= AIM OF THE EXERCISE =
Copy exactly the lines from the beginning of the data down to and including the line holding "wt_wq_150 = [88, 77, 63, 56]", without any pictures.

-*-

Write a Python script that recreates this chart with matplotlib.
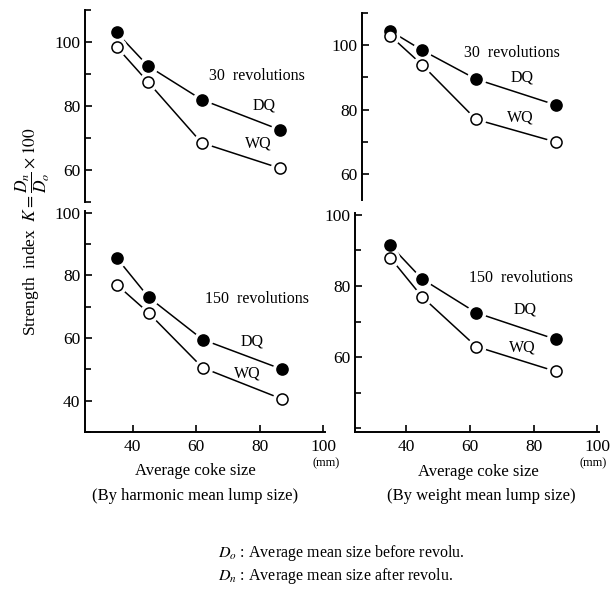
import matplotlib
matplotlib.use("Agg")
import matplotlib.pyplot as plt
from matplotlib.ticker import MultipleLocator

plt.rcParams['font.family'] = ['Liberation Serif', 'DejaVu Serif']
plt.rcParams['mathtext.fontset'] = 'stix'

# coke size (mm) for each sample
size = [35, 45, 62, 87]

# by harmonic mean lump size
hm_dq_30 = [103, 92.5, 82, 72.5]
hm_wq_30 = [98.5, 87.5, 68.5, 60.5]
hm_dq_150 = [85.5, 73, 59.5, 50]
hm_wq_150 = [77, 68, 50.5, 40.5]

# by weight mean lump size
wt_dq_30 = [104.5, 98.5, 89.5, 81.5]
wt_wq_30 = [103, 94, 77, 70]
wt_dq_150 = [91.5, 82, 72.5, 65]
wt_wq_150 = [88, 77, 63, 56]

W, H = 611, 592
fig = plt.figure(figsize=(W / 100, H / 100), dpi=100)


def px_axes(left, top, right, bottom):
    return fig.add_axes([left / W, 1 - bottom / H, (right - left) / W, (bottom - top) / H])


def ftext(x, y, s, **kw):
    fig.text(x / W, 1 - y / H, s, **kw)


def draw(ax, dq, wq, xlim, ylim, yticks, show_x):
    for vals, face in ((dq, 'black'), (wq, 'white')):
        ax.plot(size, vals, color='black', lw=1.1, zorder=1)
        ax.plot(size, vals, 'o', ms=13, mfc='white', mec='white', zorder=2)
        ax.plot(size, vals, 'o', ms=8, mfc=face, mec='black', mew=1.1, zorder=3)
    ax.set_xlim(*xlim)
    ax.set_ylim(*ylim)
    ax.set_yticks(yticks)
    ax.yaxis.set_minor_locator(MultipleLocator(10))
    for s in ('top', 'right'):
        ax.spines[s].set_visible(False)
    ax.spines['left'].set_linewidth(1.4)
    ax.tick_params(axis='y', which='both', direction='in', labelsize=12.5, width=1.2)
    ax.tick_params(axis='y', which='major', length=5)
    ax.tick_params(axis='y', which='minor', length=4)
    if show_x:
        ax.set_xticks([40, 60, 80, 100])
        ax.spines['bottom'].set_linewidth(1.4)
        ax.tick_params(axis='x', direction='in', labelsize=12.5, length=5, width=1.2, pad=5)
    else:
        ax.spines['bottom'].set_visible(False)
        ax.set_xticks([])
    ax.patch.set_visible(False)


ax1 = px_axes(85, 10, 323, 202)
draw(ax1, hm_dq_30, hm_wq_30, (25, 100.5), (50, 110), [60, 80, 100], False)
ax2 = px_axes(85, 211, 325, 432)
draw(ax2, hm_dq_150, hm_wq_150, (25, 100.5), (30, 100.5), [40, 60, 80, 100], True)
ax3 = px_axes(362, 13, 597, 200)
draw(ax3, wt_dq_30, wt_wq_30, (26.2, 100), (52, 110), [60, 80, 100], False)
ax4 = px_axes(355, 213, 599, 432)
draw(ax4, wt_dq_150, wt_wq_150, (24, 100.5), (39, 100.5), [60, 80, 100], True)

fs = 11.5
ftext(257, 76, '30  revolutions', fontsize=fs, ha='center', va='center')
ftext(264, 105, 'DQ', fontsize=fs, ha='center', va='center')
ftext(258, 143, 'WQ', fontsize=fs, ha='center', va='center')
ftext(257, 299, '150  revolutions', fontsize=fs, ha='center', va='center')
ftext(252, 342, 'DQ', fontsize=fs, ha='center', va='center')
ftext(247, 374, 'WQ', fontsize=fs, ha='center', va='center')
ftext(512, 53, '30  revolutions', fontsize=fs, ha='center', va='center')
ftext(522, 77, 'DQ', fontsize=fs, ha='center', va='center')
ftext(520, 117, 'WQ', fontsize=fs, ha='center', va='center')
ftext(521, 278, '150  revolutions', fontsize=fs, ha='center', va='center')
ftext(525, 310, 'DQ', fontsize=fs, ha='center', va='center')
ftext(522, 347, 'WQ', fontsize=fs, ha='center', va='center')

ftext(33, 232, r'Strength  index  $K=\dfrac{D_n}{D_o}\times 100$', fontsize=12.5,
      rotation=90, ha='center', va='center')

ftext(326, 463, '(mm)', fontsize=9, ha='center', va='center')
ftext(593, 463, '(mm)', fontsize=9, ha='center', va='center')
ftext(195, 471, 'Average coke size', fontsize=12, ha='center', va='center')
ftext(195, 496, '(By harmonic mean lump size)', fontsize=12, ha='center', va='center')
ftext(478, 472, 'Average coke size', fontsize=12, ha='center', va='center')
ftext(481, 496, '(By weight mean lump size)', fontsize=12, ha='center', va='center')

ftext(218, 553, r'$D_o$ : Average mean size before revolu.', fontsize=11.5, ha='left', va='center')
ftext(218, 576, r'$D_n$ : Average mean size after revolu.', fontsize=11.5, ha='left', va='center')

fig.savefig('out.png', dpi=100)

-*-

= TASK RESPONSE =
Write a Python script that recreates this chart with matplotlib.
import matplotlib
matplotlib.use("Agg")
import matplotlib.pyplot as plt
from matplotlib.ticker import MultipleLocator

plt.rcParams['font.family'] = ['Liberation Serif', 'DejaVu Serif']
plt.rcParams['mathtext.fontset'] = 'stix'

# coke size (mm) for each sample
size = [35, 45, 62, 87]

# by harmonic mean lump size
hm_dq_30 = [103, 92.5, 82, 72.5]
hm_wq_30 = [98.5, 87.5, 68.5, 60.5]
hm_dq_150 = [85.5, 73, 59.5, 50]
hm_wq_150 = [77, 68, 50.5, 40.5]

# by weight mean lump size
wt_dq_30 = [104.5, 98.5, 89.5, 81.5]
wt_wq_30 = [103, 94, 77, 70]
wt_dq_150 = [91.5, 82, 72.5, 65]
wt_wq_150 = [88, 77, 63, 56]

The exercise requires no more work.